RECORDED INFORMATION
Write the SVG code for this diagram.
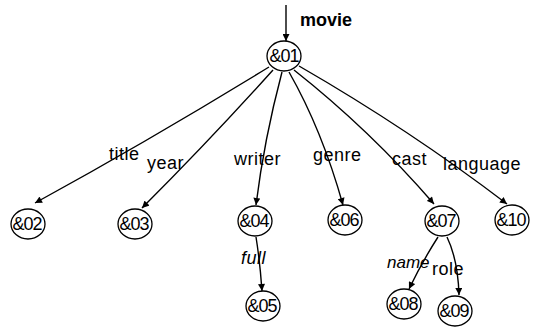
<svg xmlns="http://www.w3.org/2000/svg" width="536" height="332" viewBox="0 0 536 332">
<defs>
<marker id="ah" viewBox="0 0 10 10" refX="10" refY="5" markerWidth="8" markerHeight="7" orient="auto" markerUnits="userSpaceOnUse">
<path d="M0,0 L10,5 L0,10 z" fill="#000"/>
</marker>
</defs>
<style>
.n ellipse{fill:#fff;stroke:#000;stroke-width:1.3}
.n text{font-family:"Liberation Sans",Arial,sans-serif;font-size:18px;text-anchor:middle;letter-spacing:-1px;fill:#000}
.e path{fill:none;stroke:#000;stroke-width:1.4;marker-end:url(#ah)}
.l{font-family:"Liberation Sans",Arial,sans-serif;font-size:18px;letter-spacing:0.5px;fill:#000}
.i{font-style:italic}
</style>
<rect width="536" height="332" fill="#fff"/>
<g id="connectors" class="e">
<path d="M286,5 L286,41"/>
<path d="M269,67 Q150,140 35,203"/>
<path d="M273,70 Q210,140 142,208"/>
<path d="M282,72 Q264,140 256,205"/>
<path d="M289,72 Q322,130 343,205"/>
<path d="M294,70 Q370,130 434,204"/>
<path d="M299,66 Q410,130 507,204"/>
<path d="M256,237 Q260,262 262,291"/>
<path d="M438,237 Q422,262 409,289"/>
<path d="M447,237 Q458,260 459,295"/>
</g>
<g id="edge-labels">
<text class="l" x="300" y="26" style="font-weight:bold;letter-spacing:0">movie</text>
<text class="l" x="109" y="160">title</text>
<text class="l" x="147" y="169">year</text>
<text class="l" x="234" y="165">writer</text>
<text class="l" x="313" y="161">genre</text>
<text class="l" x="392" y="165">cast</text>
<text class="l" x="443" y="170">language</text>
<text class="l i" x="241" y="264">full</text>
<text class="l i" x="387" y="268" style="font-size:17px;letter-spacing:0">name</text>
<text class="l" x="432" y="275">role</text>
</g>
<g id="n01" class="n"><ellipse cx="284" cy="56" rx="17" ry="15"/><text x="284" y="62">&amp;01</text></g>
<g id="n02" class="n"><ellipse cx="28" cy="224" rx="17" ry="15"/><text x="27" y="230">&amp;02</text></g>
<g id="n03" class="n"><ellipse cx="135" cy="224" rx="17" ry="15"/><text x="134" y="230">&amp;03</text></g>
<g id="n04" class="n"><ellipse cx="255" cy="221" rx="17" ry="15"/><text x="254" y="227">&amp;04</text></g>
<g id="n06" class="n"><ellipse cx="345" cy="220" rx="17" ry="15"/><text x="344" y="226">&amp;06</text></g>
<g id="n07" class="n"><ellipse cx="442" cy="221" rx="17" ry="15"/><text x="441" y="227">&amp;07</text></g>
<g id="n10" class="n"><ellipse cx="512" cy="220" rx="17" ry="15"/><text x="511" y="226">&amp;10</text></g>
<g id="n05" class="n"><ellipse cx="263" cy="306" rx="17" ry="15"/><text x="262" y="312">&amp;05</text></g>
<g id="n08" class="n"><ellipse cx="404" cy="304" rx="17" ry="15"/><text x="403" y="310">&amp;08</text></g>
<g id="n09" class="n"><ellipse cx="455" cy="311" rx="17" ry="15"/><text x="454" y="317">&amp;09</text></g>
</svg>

PROBLEM DETAILS
Every line should be retyped exactly, with the pictures omitted.

EXERCISE ANSWER
Write the SVG code for this diagram.
<svg xmlns="http://www.w3.org/2000/svg" width="536" height="332" viewBox="0 0 536 332">
<defs>
<marker id="ah" viewBox="0 0 10 10" refX="10" refY="5" markerWidth="8" markerHeight="7" orient="auto" markerUnits="userSpaceOnUse">
<path d="M0,0 L10,5 L0,10 z" fill="#000"/>
</marker>
</defs>
<style>
.n ellipse{fill:#fff;stroke:#000;stroke-width:1.3}
.n text{font-family:"Liberation Sans",Arial,sans-serif;font-size:18px;text-anchor:middle;letter-spacing:-1px;fill:#000}
.e path{fill:none;stroke:#000;stroke-width:1.4;marker-end:url(#ah)}
.l{font-family:"Liberation Sans",Arial,sans-serif;font-size:18px;letter-spacing:0.5px;fill:#000}
.i{font-style:italic}
</style>
<rect width="536" height="332" fill="#fff"/>
<g id="connectors" class="e">
<path d="M286,5 L286,41"/>
<path d="M269,67 Q150,140 35,203"/>
<path d="M273,70 Q210,140 142,208"/>
<path d="M282,72 Q264,140 256,205"/>
<path d="M289,72 Q322,130 343,205"/>
<path d="M294,70 Q370,130 434,204"/>
<path d="M299,66 Q410,130 507,204"/>
<path d="M256,237 Q260,262 262,291"/>
<path d="M438,237 Q422,262 409,289"/>
<path d="M447,237 Q458,260 459,295"/>
</g>
<g id="edge-labels">
<text class="l" x="300" y="26" style="font-weight:bold;letter-spacing:0">movie</text>
<text class="l" x="109" y="160">title</text>
<text class="l" x="147" y="169">year</text>
<text class="l" x="234" y="165">writer</text>
<text class="l" x="313" y="161">genre</text>
<text class="l" x="392" y="165">cast</text>
<text class="l" x="443" y="170">language</text>
<text class="l i" x="241" y="264">full</text>
<text class="l i" x="387" y="268" style="font-size:17px;letter-spacing:0">name</text>
<text class="l" x="432" y="275">role</text>
</g>
<g id="n01" class="n"><ellipse cx="284" cy="56" rx="17" ry="15"/><text x="284" y="62">&amp;01</text></g>
<g id="n02" class="n"><ellipse cx="28" cy="224" rx="17" ry="15"/><text x="27" y="230">&amp;02</text></g>
<g id="n03" class="n"><ellipse cx="135" cy="224" rx="17" ry="15"/><text x="134" y="230">&amp;03</text></g>
<g id="n04" class="n"><ellipse cx="255" cy="221" rx="17" ry="15"/><text x="254" y="227">&amp;04</text></g>
<g id="n06" class="n"><ellipse cx="345" cy="220" rx="17" ry="15"/><text x="344" y="226">&amp;06</text></g>
<g id="n07" class="n"><ellipse cx="442" cy="221" rx="17" ry="15"/><text x="441" y="227">&amp;07</text></g>
<g id="n10" class="n"><ellipse cx="512" cy="220" rx="17" ry="15"/><text x="511" y="226">&amp;10</text></g>
<g id="n05" class="n"><ellipse cx="263" cy="306" rx="17" ry="15"/><text x="262" y="312">&amp;05</text></g>
<g id="n08" class="n"><ellipse cx="404" cy="304" rx="17" ry="15"/><text x="403" y="310">&amp;08</text></g>
<g id="n09" class="n"><ellipse cx="455" cy="311" rx="17" ry="15"/><text x="454" y="317">&amp;09</text></g>
</svg>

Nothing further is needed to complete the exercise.